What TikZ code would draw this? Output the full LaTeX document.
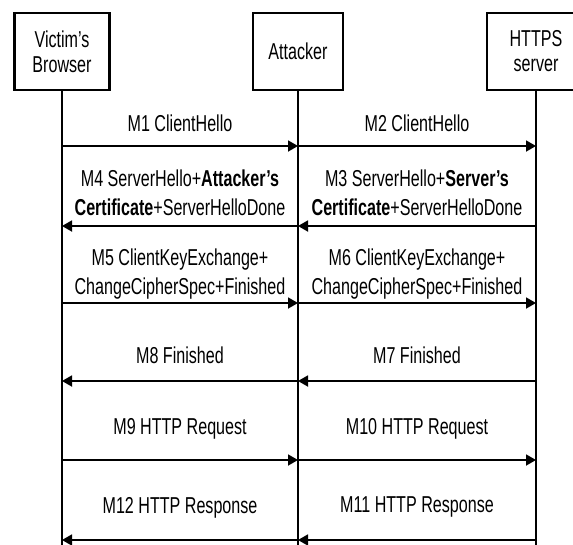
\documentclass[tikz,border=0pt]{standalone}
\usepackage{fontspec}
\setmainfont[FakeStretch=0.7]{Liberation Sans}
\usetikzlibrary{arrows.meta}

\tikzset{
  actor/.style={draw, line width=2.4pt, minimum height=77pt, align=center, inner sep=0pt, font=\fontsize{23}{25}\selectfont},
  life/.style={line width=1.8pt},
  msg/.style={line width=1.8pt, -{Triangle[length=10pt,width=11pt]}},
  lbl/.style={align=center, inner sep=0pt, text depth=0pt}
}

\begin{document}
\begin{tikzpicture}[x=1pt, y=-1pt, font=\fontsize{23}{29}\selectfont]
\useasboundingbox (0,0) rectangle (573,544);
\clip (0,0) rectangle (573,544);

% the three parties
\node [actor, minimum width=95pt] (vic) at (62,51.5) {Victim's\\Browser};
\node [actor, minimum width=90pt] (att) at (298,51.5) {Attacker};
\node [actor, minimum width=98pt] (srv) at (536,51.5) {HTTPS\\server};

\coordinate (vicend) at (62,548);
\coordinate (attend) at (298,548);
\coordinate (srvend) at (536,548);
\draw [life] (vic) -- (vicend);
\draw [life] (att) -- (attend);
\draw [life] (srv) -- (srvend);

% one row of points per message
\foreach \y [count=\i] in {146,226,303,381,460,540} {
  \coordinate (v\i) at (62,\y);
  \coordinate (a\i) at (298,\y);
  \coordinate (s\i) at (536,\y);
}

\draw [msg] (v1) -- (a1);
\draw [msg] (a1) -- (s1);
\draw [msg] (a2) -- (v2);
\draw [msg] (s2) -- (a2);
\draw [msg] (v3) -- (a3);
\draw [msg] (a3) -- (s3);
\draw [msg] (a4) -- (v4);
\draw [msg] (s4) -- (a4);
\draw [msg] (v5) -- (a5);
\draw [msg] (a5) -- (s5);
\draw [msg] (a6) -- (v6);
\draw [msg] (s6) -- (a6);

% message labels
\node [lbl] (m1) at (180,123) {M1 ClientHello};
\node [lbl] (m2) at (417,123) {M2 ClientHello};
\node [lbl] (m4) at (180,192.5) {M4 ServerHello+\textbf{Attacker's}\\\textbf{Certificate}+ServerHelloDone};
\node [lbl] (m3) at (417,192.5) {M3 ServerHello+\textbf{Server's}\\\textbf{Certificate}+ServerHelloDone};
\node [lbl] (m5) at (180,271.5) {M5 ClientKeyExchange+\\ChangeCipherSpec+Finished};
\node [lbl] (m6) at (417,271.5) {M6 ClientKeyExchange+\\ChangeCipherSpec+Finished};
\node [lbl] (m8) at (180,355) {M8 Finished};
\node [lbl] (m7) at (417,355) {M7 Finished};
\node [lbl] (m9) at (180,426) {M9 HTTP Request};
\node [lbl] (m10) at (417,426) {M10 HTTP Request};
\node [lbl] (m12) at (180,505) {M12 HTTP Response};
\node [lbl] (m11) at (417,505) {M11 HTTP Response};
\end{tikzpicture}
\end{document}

==

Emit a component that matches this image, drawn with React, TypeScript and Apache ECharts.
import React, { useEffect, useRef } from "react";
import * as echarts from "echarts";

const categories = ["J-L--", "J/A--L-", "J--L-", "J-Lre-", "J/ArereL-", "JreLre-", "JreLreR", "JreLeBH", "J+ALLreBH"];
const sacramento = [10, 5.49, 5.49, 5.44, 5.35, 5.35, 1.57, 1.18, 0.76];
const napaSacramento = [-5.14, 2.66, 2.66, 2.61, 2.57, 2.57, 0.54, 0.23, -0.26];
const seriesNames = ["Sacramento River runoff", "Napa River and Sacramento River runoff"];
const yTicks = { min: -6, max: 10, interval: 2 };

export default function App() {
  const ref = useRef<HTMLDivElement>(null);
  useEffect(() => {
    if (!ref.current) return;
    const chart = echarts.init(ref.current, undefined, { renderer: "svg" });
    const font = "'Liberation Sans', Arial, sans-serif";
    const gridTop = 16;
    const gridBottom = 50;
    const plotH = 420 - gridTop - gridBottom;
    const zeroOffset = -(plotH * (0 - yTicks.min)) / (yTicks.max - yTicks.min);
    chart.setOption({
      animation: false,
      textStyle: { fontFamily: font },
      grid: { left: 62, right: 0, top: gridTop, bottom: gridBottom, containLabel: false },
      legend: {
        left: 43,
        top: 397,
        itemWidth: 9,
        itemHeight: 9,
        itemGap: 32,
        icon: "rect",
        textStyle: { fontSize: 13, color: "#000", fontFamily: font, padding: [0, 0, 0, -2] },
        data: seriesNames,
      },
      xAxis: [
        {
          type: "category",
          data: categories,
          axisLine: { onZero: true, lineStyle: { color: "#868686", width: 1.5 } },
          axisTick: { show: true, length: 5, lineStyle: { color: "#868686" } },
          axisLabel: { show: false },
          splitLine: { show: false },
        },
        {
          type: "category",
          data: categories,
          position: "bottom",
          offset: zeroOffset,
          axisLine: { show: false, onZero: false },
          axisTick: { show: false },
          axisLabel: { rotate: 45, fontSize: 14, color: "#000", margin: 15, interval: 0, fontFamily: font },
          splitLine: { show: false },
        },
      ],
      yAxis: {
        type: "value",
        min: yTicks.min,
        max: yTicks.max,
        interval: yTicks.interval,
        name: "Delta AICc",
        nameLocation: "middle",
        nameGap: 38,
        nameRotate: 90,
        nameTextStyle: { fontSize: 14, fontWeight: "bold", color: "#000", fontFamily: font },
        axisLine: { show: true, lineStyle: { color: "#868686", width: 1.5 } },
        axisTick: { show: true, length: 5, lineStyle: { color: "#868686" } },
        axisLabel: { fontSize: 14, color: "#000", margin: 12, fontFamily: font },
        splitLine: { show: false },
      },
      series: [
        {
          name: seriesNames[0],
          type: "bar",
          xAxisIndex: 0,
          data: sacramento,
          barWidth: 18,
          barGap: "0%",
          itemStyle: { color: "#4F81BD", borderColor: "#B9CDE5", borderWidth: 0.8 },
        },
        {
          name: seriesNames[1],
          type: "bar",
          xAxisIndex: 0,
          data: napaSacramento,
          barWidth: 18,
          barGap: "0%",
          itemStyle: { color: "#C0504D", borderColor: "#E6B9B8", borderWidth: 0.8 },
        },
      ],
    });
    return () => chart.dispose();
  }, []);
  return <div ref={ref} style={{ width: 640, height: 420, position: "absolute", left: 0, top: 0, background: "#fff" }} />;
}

...

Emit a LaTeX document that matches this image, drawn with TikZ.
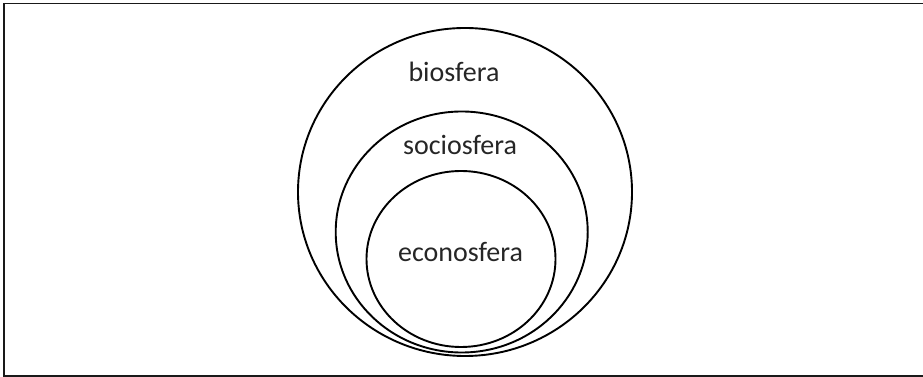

> _SET TASK_:
Using the data above, extract exactly the lines from the one that holds "Emit a component" to the one that holds "import * as", both ends included, and no others.

> _TASK ANSWER_:
Emit a component that matches this image, drawn with React, TypeScript and Apache ECharts.
import React, { useEffect, useRef } from "react";
import * as echarts from "echarts";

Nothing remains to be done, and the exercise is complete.